Given this interest, and that a defendant's belief regarding a complainant's age is immaterial, a contrary purpose plainly appears. It is difficult to believe the legislature intended to require extra proof for an inchoate crime but excuse it for the underlying offense. As the General Assembly has expressly disapproved mistake of age defenses, and as the solicitation statute does not require proof of all elements of the underlying crime, we find a solicitor may not escape liability for the rape of a child merely by proffering ignorance as to the victim's age.
Accordingly, the Superior Court improperly required the Commonwealth to prove appellee had specific intent regarding NA's age. Thus, the Superior Court erred in finding insufficient evidence supported appellee's solicitation of rape of a child conviction, which finding is hereby reversed.
The order of the Superior Court is reversed.
Messrs. Justice Baer and McCaffery and Madame Justice Orie Melvin join the opinion.
Madame Justice Todd concurs in the result.
Mr. Justice Saylor files a dissenting opinion in which Mr. Chief Justice Castille joins.
IN THE SUPREME COURT OF PENNSYLVANIA WESTERN DISTRICT
COMMONWEALTH OF PENNSYLVANIA, Appellant v. LISA M. HACKER, Appellee
No. 18 WAP 2009 Appeal from the Order of the Superior Court entered October 9, 2008 at No. 1659 WDA 2007, reversing in part and vacating in part the Judgment of Sentence of the Court of Common Pleas of Clarion County entered May 9, 2007 at No. CP-: 16-CR-0000503-2006.
ARGUED: April 13, 2010
MR. JUSTICE SAYLOR
DECIDED: JANUARY 18, 2011
Apparently to vindicate salutary policy objectives, the majority transports a strict-liability provision explicitly anchored to one chapter of the Crimes Code into another. Compare 18 Pa.C.S. §3102 (limiting mistake-of-age defense for purposes of "this chapter"), with Majority Opinion, slip op. at 5 (extending the referenced limitation on Chapter 31 offenses to the Chapter 9 solicitation offense). This Court, however, otherwise has explained that it is not our role to cure perceived legislative omissions. See, e.g., Commonwealth v. Shafer, 414 Pa. 613, 621, 202 A.2d 308, 312 (1964). Furthermore, to the extent that ambiguity is present in penal statutes, strict construction is required in favor of lenity. See Commonwealth v. Bullock, 590 Pa. 480, 488, 913 A.2d 207, 212 (2006).
The majority also pronounces that a solicitor need not necessarily have intent specific to all elements of a crime. See id. at 4. However, criminal solicitation expressly requires the "intent of promoting or facilitating [a crime's] commission," 18 Pa.C.S. §(a), and a crime is nothing more or less than the sum total of its elements.
I acknowledge the deplorable factual circumstances presented here. Nevertheless, it remains my considered perspective that the criminal law should be enforced as it is written and according to conventional interpretive principles, consistently applied.
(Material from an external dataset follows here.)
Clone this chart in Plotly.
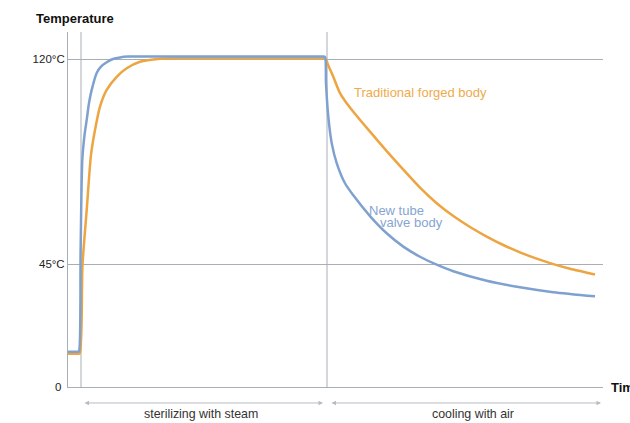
import plotly.graph_objects as go

# ---- data (time in arbitrary units, temperature in °C) ----
tube_time = [0, 5, 10, 11, 12.6, 14.3, 16.6, 18.7, 21, 23.7, 28.7, 33, 38.7, 45, 52,
             60, 80, 110, 140, 170, 200, 225, 245, 252, 255, 257,
             258, 260.3, 263.7, 268.7, 277, 285.3, 302, 318.7, 335.3, 352, 368.7,
             385.3, 418.7, 452, 485.3, 527]
tube_temp = [12.9, 12.9, 12.9, 13.1, 50, 83.2, 92.5, 97.8, 104, 108.8, 115, 117.3, 118.9, 120.1, 120.7,
             121, 121, 121, 121, 121, 121, 121, 121, 121, 121, 120.8,
             111.2, 99, 89.3, 82, 74.6, 70.2, 62.6, 56.3, 51.4, 47.7, 44.8,
             42.4, 38.9, 36.5, 34.7, 33.2]

forged_time = [0, 5, 10, 11.8, 14.5, 18.7, 23, 27, 32, 38.7, 48.7, 58.7, 72, 92,
               110, 140, 170, 200, 225, 245, 252, 255, 257.5,
               260, 265.3, 272, 278.7, 285.3, 302, 318.7, 335.3, 352, 368.7, 385.3,
               402, 418.7, 435.3, 452, 468.7, 485.3, 502, 527]
forged_temp = [12.2, 12.2, 12.2, 12.4, 44.7, 64.8, 85, 94.1, 102.7, 108.8, 113.6, 116.7, 119.1, 120.2,
               120.4, 120.4, 120.4, 120.4, 120.4, 120.4, 120.4, 120.4, 120.3,
               118, 113.6, 107.6, 103.9, 100.8, 93.5, 86.4, 79.6, 73.0, 67.3, 62.6,
               58.6, 55.1, 52.0, 49.3, 47.0, 45.0, 43.3, 41.2]

y_ticks = [0, 45, 120]
y_ticktext = ["0\u00a0", "45°C", "120°C"]
phase_bounds = [13, 259, 535]
phase_labels = ["sterilizing with steam", "cooling with air"]
phase_label_x = [133, 405]

BLUE = "#7fa1cf"
ORANGE = "#eca540"
BLUE_TXT = "#86a5d2"
ORANGE_TXT = "#efaa4c"
GRID = "#a7aeb5"
FONT = "Liberation Sans, Arial, sans-serif"

fig = go.Figure()
fig.add_trace(go.Scatter(x=forged_time, y=forged_temp, mode="lines",
                         line=dict(color=ORANGE, width=2.5, shape="spline", smoothing=0.7),
                         hoverinfo="skip", showlegend=False))
fig.add_trace(go.Scatter(x=tube_time, y=tube_temp, mode="lines",
                         line=dict(color=BLUE, width=2.5, shape="spline", smoothing=0.7),
                         hoverinfo="skip", showlegend=False))

# vertical phase boundaries
for xb in phase_bounds[:2]:
    fig.add_shape(type="line", xref="x", yref="paper", x0=xb, x1=xb, y0=0, y1=1,
                  line=dict(color=GRID, width=1), layer="below")

# phase arrows + labels
arrow_y = -0.045
spans = [(phase_bounds[0] + 2, phase_bounds[1] - 4), (phase_bounds[1] + 3, phase_bounds[2] - 2)]
for (a, b), lab, lx in zip(spans, phase_labels, phase_label_x):
    fig.add_annotation(x=b, y=arrow_y, xref="x", yref="paper", ax=a, ay=0,
                       axref="x", ayref="pixel", text="", showarrow=True,
                       arrowside="end+start", arrowhead=2, arrowsize=0.9,
                       arrowwidth=1, arrowcolor="#b7bcc2")
    fig.add_annotation(x=lx, y=-0.076, xref="x", yref="paper", text=lab,
                       showarrow=False, xanchor="center", yanchor="middle",
                       font=dict(family=FONT, size=12.4, color="#333333"))

# series labels
fig.add_annotation(x=284, y=108, xref="x", yref="y", text="Traditional forged body",
                   showarrow=False, xanchor="left", yanchor="middle",
                   font=dict(family=FONT, size=13, color=ORANGE_TXT))
fig.add_annotation(x=298.5, y=64.8, xref="x", yref="y", text="New tube",
                   showarrow=False, xanchor="left", yanchor="middle",
                   font=dict(family=FONT, size=13, color=BLUE_TXT))
fig.add_annotation(x=310, y=60.1, xref="x", yref="y", text="valve body",
                   showarrow=False, xanchor="left", yanchor="middle",
                   font=dict(family=FONT, size=13, color=BLUE_TXT))

# axis titles
fig.add_annotation(x=-0.0635, y=1.039, xref="paper", yref="paper", text="<b>Temperature</b>",
                   showarrow=False, xanchor="left", yanchor="middle",
                   font=dict(family=FONT, size=13, color="#111111"))
fig.add_annotation(x=1.012, y=0.0, xref="paper", yref="paper", text="<b>Time</b>",
                   showarrow=False, xanchor="left", yanchor="middle",
                   font=dict(family=FONT, size=13, color="#111111"))

fig.update_layout(
    width=630, height=423,
    margin=dict(l=68, r=27, t=32, b=36),
    paper_bgcolor="white", plot_bgcolor="white",
    font=dict(family=FONT, size=11.5, color="#222222"),
    showlegend=False,
)
fig.update_xaxes(range=[0, 535], showgrid=False, zeroline=False, showticklabels=False,
                 ticks="", showline=True, linecolor=GRID, linewidth=1, fixedrange=True)
fig.update_yaxes(range=[0, 130], tickvals=y_ticks, ticktext=y_ticktext, showgrid=True,
                 gridcolor=GRID, gridwidth=1, zeroline=False, ticks="",
                 showline=True, linecolor=GRID, linewidth=1,
                 tickfont=dict(family=FONT, size=11.5, color="#222222"), fixedrange=True)

fig.write_html("out.html", config={"displayModeBar": False},
               post_script="document.body.style.margin='0';document.body.style.overflow='hidden';")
To do otherwise, in my estimation, yields uncertainty and increased litigation and, thus, risks doing more harm than good.
Finally, I observe that it is beyond the scope of the limited allowance of appeal (and it is unnecessary in any event under the majority's holding) to review the Superior Court's conclusion that the evidence was insufficient to support a jury finding of knowledge, on Appellant's part, that the victim was under the age of thirteen. I note only that the Superior Court's discussion of the sufficiency issue is very brief, and the panel did not expressly consider the role of circumstantial evidence in the review, including the appearance of the victim, who testified before the jury.
Mr. Chief Justice Castille joins this dissenting opinion.